> Work to be completed
Without including any pictures, write out the listing below exactly.

> Dataset excerpt
---
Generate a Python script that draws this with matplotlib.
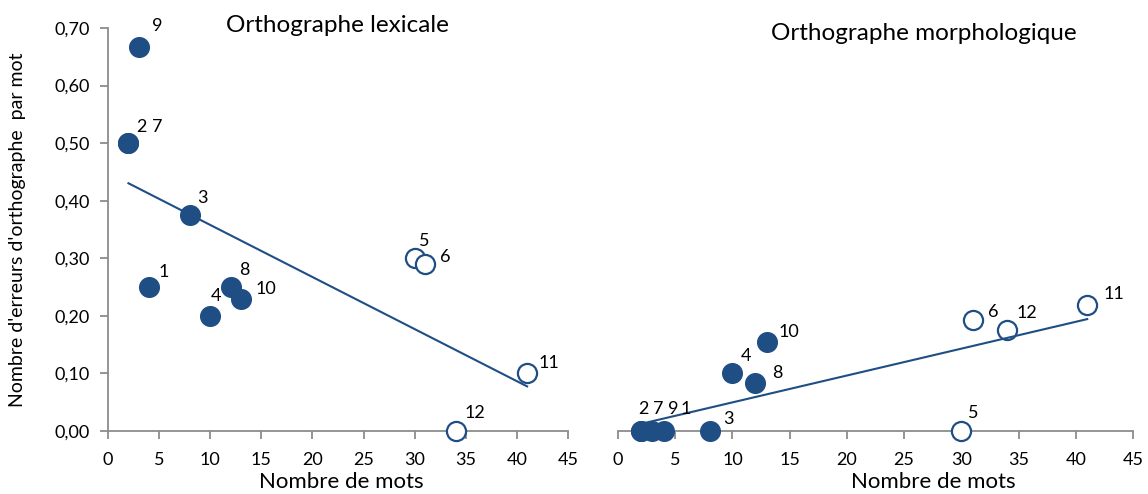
import numpy as np
import matplotlib
matplotlib.use("Agg")
import matplotlib.pyplot as plt
from matplotlib.ticker import FuncFormatter, MultipleLocator

plt.rcParams['font.family'] = ['Lato', 'DejaVu Sans']

# participants 1..12
ids = ['1', '2', '3', '4', '5', '6', '7', '8', '9', '10', '11', '12']
nb_mots = [4, 2, 8, 10, 30, 31, 2, 12, 3, 13, 41, 34]
err_lex = [0.25, 0.50, 0.375, 0.20, 0.30, 0.29, 0.50, 0.25, 0.667, 0.23, 0.10, 0.00]
err_morph = [0.0, 0.0, 0.0, 0.10, 0.0, 0.192, 0.0, 0.083, 0.0, 0.154, 0.219, 0.175]
# True = filled marker, False = open marker
filled = [True, True, True, True, False, False, True, True, True, True, False, False]

# label offsets in pixels (label centre relative to the point)
off_lex = {'1': (15, 15), '2': (13, 16), '3': (13, 17), '4': (6, 20), '5': (10, 17),
           '6': (20, 7), '7': (29, 16), '8': (14, 17), '9': (19, 21), '10': (25, 10),
           '11': (22, 10), '12': (19, 18)}
off_morph = {'1': (22, 22), '2': (3, 22), '3': (19, 12), '4': (14, 17), '5': (12, 18),
             '6': (20, 8), '7': (17, 22), '8': (22, 10), '9': (21, 22), '10': (22, 10),
             '11': (27, 11), '12': (20, 17)}

BLUE = '#1F4E85'
GREY = '#8C8C8C'

fig = plt.figure(figsize=(11.48, 4.94), dpi=100)
ax1 = fig.add_axes([108 / 1148, 63 / 494, 460 / 1148, 403 / 494])
ax2 = fig.add_axes([618 / 1148, 63 / 494, 515 / 1148, 403 / 494])

x = np.array(nb_mots)
fill = np.array(filled)


def panel(ax, y, offsets):
    y = np.array(y)
    ax.scatter(x[fill], y[fill], s=200, color=BLUE, zorder=3, clip_on=False)
    ax.scatter(x[~fill], y[~fill], s=190, facecolor='white', edgecolor=BLUE,
               linewidth=1.6, zorder=3, clip_on=False)
    a, b = np.polyfit(x, y, 1)
    xs = np.array([x.min(), x.max()])
    ax.plot(xs, a * xs + b, color=BLUE, lw=1.5, zorder=4)
    for i, lab in enumerate(ids):
        dx, dy = offsets[lab]
        ax.annotate(lab, (x[i], y[i]), xytext=(dx, dy), textcoords='offset pixels',
                    ha='center', va='center', fontsize=13, zorder=5,
                    annotation_clip=False)
    ax.set_xlim(0, 45)
    ax.set_ylim(0, 0.70)
    ax.xaxis.set_major_locator(MultipleLocator(5))
    ax.set_facecolor('none')
    for s in ['top', 'right']:
        ax.spines[s].set_visible(False)
    ax.spines['bottom'].set_color(GREY)
    ax.spines['bottom'].set_linewidth(1.3)
    ax.tick_params(axis='x', direction='out', length=6, width=1.3, color=GREY,
                   labelsize=13, pad=9)


panel(ax1, err_lex, off_lex)
panel(ax2, err_morph, off_morph)

ax1.yaxis.set_major_locator(MultipleLocator(0.1))
ax1.yaxis.set_major_formatter(FuncFormatter(lambda v, p: f"{v:.2f}".replace('.', ',')))
ax1.spines['left'].set_color(GREY)
ax1.spines['left'].set_linewidth(1.3)
ax1.tick_params(axis='y', direction='out', length=6, width=1.3, color=GREY,
                labelsize=13, pad=7)
ax2.spines['left'].set_visible(False)
ax2.set_yticks([])

ax1.set_xlabel('Nombre de mots', fontsize=16, va='center')
ax1.xaxis.set_label_coords(0.507, -0.127)
ax2.set_xlabel('Nombre de mots', fontsize=16, va='center')
ax2.xaxis.set_label_coords(0.612, -0.127)
ax1.set_ylabel("Nombre d'erreurs d'orthographe  par mot", fontsize=14, va='center')
ax1.yaxis.set_label_coords(-0.196, 0.5)

fig.text(337 / 1148, 1 - 25 / 494, 'Orthographe lexicale', fontsize=17.5,
         ha='center', va='center')
fig.text(924 / 1148, 1 - 33 / 494, 'Orthographe morphologique', fontsize=17.5,
         ha='center', va='center')

fig.savefig('out.png', dpi=100)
---
> Written reply
Generate a Python script that draws this with matplotlib.
import numpy as np
import matplotlib
matplotlib.use("Agg")
import matplotlib.pyplot as plt
from matplotlib.ticker import FuncFormatter, MultipleLocator

plt.rcParams['font.family'] = ['Lato', 'DejaVu Sans']

# participants 1..12
ids = ['1', '2', '3', '4', '5', '6', '7', '8', '9', '10', '11', '12']
nb_mots = [4, 2, 8, 10, 30, 31, 2, 12, 3, 13, 41, 34]
err_lex = [0.25, 0.50, 0.375, 0.20, 0.30, 0.29, 0.50, 0.25, 0.667, 0.23, 0.10, 0.00]
err_morph = [0.0, 0.0, 0.0, 0.10, 0.0, 0.192, 0.0, 0.083, 0.0, 0.154, 0.219, 0.175]
# True = filled marker, False = open marker
filled = [True, True, True, True, False, False, True, True, True, True, False, False]

# label offsets in pixels (label centre relative to the point)
off_lex = {'1': (15, 15), '2': (13, 16), '3': (13, 17), '4': (6, 20), '5': (10, 17),
           '6': (20, 7), '7': (29, 16), '8': (14, 17), '9': (19, 21), '10': (25, 10),
           '11': (22, 10), '12': (19, 18)}
off_morph = {'1': (22, 22), '2': (3, 22), '3': (19, 12), '4': (14, 17), '5': (12, 18),
             '6': (20, 8), '7': (17, 22), '8': (22, 10), '9': (21, 22), '10': (22, 10),
             '11': (27, 11), '12': (20, 17)}

BLUE = '#1F4E85'
GREY = '#8C8C8C'

fig = plt.figure(figsize=(11.48, 4.94), dpi=100)
ax1 = fig.add_axes([108 / 1148, 63 / 494, 460 / 1148, 403 / 494])
ax2 = fig.add_axes([618 / 1148, 63 / 494, 515 / 1148, 403 / 494])

x = np.array(nb_mots)
fill = np.array(filled)


def panel(ax, y, offsets):
    y = np.array(y)
    ax.scatter(x[fill], y[fill], s=200, color=BLUE, zorder=3, clip_on=False)
    ax.scatter(x[~fill], y[~fill], s=190, facecolor='white', edgecolor=BLUE,
               linewidth=1.6, zorder=3, clip_on=False)
    a, b = np.polyfit(x, y, 1)
    xs = np.array([x.min(), x.max()])
    ax.plot(xs, a * xs + b, color=BLUE, lw=1.5, zorder=4)
    for i, lab in enumerate(ids):
        dx, dy = offsets[lab]
        ax.annotate(lab, (x[i], y[i]), xytext=(dx, dy), textcoords='offset pixels',
                    ha='center', va='center', fontsize=13, zorder=5,
                    annotation_clip=False)
    ax.set_xlim(0, 45)
    ax.set_ylim(0, 0.70)
    ax.xaxis.set_major_locator(MultipleLocator(5))
    ax.set_facecolor('none')
    for s in ['top', 'right']:
        ax.spines[s].set_visible(False)
    ax.spines['bottom'].set_color(GREY)
    ax.spines['bottom'].set_linewidth(1.3)
    ax.tick_params(axis='x', direction='out', length=6, width=1.3, color=GREY,
                   labelsize=13, pad=9)


panel(ax1, err_lex, off_lex)
panel(ax2, err_morph, off_morph)

ax1.yaxis.set_major_locator(MultipleLocator(0.1))
ax1.yaxis.set_major_formatter(FuncFormatter(lambda v, p: f"{v:.2f}".replace('.', ',')))
ax1.spines['left'].set_color(GREY)
ax1.spines['left'].set_linewidth(1.3)
ax1.tick_params(axis='y', direction='out', length=6, width=1.3, color=GREY,
                labelsize=13, pad=7)
ax2.spines['left'].set_visible(False)
ax2.set_yticks([])

ax1.set_xlabel('Nombre de mots', fontsize=16, va='center')
ax1.xaxis.set_label_coords(0.507, -0.127)
ax2.set_xlabel('Nombre de mots', fontsize=16, va='center')
ax2.xaxis.set_label_coords(0.612, -0.127)
ax1.set_ylabel("Nombre d'erreurs d'orthographe  par mot", fontsize=14, va='center')
ax1.yaxis.set_label_coords(-0.196, 0.5)

fig.text(337 / 1148, 1 - 25 / 494, 'Orthographe lexicale', fontsize=17.5,
         ha='center', va='center')
fig.text(924 / 1148, 1 - 33 / 494, 'Orthographe morphologique', fontsize=17.5,
         ha='center', va='center')

fig.savefig('out.png', dpi=100)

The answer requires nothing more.